> _GIVEN INSTRUCTION_
Set down, exactly as written, the lines from the top of the data to the line that holds "const N_BINS = 96;", and omit the pictures.

> _SOURCE MATERIAL_
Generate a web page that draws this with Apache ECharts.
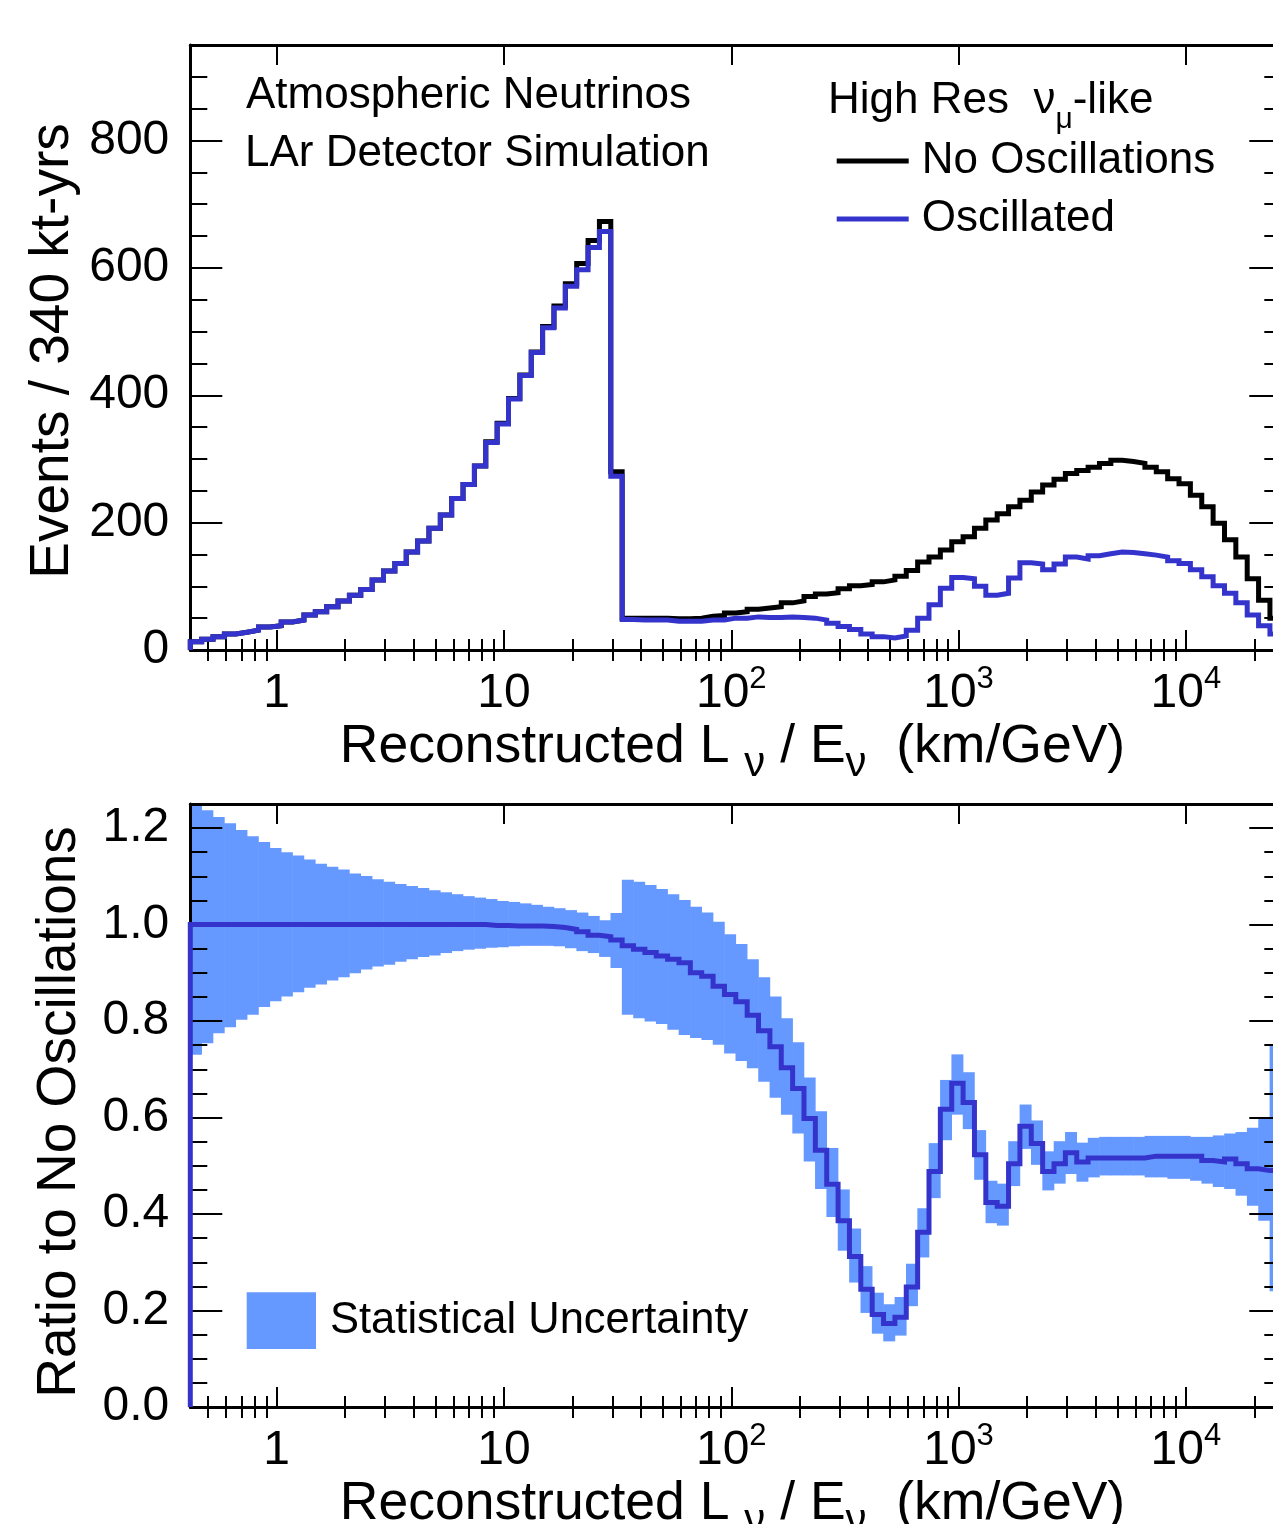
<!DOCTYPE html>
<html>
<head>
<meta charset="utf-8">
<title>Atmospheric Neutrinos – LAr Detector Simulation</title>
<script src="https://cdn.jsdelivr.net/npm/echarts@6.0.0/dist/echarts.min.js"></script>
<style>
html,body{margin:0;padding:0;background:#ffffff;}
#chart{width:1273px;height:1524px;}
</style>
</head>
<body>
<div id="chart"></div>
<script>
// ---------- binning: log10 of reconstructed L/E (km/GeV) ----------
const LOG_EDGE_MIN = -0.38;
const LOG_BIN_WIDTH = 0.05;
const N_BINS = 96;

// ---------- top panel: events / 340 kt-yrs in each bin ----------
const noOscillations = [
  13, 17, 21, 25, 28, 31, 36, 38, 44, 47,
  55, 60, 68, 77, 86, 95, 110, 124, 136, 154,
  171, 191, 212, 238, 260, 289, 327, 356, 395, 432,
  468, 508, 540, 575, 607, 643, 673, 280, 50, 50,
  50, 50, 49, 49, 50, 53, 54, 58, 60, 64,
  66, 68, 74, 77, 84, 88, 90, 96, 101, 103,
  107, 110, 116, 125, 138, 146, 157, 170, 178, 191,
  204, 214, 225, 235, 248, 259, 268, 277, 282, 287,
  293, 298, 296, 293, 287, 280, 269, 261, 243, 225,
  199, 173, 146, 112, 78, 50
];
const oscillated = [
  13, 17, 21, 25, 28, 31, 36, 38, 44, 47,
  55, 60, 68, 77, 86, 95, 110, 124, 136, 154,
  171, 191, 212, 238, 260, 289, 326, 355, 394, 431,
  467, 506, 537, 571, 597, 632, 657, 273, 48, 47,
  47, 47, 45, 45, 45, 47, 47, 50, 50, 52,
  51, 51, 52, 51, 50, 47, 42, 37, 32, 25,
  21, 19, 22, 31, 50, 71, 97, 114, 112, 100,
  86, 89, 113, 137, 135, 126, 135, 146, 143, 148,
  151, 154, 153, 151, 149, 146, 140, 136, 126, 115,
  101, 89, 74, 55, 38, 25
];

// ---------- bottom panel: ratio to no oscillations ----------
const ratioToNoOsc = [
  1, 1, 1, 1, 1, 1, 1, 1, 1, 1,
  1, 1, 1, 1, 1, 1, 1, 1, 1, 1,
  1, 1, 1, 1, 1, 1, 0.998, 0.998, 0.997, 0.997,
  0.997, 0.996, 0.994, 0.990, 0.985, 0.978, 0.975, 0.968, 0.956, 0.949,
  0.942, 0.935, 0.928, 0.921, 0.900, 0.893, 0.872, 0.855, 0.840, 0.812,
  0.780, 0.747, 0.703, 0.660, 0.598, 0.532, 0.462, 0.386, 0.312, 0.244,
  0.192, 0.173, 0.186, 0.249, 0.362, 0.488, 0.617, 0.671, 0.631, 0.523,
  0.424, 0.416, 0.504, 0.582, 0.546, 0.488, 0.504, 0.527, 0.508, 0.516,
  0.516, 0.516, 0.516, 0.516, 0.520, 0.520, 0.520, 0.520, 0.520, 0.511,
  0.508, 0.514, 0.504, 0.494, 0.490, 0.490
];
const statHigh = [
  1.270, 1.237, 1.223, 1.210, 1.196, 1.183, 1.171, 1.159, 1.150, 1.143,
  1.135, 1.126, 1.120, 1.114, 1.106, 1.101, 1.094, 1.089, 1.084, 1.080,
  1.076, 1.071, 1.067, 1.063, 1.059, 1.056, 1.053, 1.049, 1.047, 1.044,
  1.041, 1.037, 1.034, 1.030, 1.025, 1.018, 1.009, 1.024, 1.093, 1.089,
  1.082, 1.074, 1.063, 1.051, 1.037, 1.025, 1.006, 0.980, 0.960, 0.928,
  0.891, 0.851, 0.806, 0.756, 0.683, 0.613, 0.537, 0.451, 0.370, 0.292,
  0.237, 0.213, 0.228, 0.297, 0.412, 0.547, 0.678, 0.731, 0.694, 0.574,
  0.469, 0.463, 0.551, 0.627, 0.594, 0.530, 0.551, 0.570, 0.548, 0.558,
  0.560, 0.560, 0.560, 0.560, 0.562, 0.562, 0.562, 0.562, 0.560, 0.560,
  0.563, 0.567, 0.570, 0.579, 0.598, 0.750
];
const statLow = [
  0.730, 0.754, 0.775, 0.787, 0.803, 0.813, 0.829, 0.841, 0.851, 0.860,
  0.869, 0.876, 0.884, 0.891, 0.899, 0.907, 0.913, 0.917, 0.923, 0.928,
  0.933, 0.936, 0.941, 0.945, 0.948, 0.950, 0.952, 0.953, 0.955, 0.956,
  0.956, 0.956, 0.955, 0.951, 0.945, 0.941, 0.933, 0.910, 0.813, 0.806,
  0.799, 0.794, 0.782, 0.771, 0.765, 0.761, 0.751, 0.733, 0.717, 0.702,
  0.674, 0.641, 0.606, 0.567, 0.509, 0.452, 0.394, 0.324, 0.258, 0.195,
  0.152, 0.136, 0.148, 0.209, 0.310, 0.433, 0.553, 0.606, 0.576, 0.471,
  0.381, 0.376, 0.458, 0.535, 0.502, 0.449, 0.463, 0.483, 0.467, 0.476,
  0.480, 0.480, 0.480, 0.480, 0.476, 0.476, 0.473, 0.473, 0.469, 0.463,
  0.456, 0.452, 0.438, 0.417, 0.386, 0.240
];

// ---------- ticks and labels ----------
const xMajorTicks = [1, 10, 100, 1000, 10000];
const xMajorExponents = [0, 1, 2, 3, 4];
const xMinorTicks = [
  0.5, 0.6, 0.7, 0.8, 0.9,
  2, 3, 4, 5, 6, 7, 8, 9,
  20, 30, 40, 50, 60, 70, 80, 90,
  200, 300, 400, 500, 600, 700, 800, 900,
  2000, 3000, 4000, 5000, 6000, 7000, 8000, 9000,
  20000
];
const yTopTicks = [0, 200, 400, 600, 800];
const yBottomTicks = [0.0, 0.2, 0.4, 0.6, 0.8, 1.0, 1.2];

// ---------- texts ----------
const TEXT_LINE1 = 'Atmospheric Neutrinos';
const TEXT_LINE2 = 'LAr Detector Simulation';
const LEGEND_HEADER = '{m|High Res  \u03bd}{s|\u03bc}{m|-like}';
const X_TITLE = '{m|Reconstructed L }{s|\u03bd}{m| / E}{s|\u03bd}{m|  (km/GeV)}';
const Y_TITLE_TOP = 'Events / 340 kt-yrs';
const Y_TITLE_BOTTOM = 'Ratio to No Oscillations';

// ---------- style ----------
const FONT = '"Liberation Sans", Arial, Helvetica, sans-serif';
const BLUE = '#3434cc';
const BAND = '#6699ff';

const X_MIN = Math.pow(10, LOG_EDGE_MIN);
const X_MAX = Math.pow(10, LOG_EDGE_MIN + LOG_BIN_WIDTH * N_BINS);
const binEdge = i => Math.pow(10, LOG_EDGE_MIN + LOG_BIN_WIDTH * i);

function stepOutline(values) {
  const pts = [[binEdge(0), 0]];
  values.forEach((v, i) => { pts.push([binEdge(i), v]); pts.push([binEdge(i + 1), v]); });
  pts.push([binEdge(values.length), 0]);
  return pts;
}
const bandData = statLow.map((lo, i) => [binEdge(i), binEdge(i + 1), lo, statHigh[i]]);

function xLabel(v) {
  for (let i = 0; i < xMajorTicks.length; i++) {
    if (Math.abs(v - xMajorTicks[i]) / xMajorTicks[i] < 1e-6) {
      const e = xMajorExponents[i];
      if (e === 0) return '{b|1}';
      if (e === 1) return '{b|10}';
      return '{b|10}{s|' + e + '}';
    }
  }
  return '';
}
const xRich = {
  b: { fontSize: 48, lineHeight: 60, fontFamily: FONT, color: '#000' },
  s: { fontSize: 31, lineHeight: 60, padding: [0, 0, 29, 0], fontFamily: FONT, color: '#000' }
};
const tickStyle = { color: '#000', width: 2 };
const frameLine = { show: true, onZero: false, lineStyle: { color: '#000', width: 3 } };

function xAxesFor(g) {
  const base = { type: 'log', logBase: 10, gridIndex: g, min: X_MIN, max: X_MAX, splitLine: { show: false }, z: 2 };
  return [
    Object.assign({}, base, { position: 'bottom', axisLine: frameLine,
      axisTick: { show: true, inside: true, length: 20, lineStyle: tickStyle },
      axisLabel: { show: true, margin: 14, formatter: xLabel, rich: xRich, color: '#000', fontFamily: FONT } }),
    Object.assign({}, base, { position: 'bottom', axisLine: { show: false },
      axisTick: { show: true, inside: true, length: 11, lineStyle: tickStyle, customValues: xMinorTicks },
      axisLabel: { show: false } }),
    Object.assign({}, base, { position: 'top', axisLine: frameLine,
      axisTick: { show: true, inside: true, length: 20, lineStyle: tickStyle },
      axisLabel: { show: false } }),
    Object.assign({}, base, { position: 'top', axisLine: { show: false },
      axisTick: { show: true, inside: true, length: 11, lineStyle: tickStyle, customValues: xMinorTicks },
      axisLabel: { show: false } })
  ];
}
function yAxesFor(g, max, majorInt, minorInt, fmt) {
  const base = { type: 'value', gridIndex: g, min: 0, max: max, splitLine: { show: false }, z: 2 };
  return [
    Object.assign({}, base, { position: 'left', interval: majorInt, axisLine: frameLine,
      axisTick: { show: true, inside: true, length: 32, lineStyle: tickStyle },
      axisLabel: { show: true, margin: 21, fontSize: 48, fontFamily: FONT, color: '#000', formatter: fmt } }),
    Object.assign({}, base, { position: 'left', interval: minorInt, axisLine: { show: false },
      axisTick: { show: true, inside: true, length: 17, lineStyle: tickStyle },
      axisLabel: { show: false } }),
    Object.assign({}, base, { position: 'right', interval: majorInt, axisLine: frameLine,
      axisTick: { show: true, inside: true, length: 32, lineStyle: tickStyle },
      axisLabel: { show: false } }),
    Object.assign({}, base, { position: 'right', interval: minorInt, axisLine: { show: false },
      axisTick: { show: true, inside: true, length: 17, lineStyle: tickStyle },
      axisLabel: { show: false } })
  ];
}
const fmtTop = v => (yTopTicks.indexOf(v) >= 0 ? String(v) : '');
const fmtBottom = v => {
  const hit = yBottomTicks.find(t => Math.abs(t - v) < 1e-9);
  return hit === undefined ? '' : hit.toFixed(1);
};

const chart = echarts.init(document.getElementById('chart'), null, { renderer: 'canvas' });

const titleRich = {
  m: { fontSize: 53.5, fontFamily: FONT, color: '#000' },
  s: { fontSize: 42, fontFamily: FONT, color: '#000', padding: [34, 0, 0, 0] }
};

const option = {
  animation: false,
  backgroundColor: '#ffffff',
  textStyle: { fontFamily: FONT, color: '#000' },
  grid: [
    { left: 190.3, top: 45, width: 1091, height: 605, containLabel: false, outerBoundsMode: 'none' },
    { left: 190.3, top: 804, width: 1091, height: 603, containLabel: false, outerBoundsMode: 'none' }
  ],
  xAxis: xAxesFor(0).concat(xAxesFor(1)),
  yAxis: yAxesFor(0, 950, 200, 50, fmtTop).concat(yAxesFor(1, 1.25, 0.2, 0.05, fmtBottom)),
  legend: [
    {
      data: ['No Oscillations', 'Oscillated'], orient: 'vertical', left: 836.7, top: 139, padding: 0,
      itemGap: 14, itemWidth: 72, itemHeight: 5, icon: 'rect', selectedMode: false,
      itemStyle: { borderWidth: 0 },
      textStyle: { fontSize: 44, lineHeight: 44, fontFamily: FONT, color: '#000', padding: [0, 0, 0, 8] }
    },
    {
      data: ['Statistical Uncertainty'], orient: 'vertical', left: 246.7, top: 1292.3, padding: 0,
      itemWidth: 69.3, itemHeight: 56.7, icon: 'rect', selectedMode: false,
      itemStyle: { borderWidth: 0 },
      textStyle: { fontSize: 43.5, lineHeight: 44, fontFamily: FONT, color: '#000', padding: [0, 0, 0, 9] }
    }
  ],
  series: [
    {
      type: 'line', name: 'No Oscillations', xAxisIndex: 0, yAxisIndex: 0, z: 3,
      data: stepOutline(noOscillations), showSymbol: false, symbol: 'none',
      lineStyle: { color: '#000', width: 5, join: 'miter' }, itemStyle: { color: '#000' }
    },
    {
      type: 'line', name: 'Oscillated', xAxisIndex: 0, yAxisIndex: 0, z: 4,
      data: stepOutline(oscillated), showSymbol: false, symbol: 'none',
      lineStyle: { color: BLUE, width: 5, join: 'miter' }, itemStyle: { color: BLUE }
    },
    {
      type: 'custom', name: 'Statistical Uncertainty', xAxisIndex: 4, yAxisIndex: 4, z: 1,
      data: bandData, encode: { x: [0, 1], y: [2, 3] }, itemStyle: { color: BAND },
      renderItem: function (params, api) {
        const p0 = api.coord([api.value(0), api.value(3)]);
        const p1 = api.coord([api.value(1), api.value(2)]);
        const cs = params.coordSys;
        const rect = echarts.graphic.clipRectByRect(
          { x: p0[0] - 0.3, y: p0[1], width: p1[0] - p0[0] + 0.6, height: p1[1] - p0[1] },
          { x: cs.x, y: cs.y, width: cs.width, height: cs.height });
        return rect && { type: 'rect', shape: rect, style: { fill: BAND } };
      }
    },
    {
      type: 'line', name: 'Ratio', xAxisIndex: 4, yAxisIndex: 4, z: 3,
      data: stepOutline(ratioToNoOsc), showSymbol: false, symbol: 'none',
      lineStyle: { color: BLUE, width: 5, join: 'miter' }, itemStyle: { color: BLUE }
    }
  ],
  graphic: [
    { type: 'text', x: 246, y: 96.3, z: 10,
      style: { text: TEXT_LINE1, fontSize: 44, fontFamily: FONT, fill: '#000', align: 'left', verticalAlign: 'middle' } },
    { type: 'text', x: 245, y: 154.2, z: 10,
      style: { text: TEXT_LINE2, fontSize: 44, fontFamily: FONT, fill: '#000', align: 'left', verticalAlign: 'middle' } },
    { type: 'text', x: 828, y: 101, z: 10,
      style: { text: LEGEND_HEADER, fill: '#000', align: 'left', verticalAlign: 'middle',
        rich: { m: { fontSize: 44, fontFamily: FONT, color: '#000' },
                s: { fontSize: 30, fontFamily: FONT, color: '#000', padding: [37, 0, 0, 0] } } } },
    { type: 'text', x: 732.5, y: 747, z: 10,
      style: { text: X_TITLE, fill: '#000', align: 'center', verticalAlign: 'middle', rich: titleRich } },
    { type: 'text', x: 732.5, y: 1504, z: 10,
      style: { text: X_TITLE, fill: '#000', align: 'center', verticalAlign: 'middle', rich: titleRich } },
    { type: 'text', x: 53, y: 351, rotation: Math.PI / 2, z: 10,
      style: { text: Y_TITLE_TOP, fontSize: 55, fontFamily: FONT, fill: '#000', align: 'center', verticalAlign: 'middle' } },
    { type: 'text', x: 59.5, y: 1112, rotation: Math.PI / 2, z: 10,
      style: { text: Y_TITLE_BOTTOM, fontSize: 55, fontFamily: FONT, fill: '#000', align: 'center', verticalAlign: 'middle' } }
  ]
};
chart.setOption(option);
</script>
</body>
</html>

> _RESULT_
Generate a web page that draws this with Apache ECharts.
<!DOCTYPE html>
<html>
<head>
<meta charset="utf-8">
<title>Atmospheric Neutrinos – LAr Detector Simulation</title>
<script src="https://cdn.jsdelivr.net/npm/echarts@6.0.0/dist/echarts.min.js"></script>
<style>
html,body{margin:0;padding:0;background:#ffffff;}
#chart{width:1273px;height:1524px;}
</style>
</head>
<body>
<div id="chart"></div>
<script>
// ---------- binning: log10 of reconstructed L/E (km/GeV) ----------
const LOG_EDGE_MIN = -0.38;
const LOG_BIN_WIDTH = 0.05;
const N_BINS = 96;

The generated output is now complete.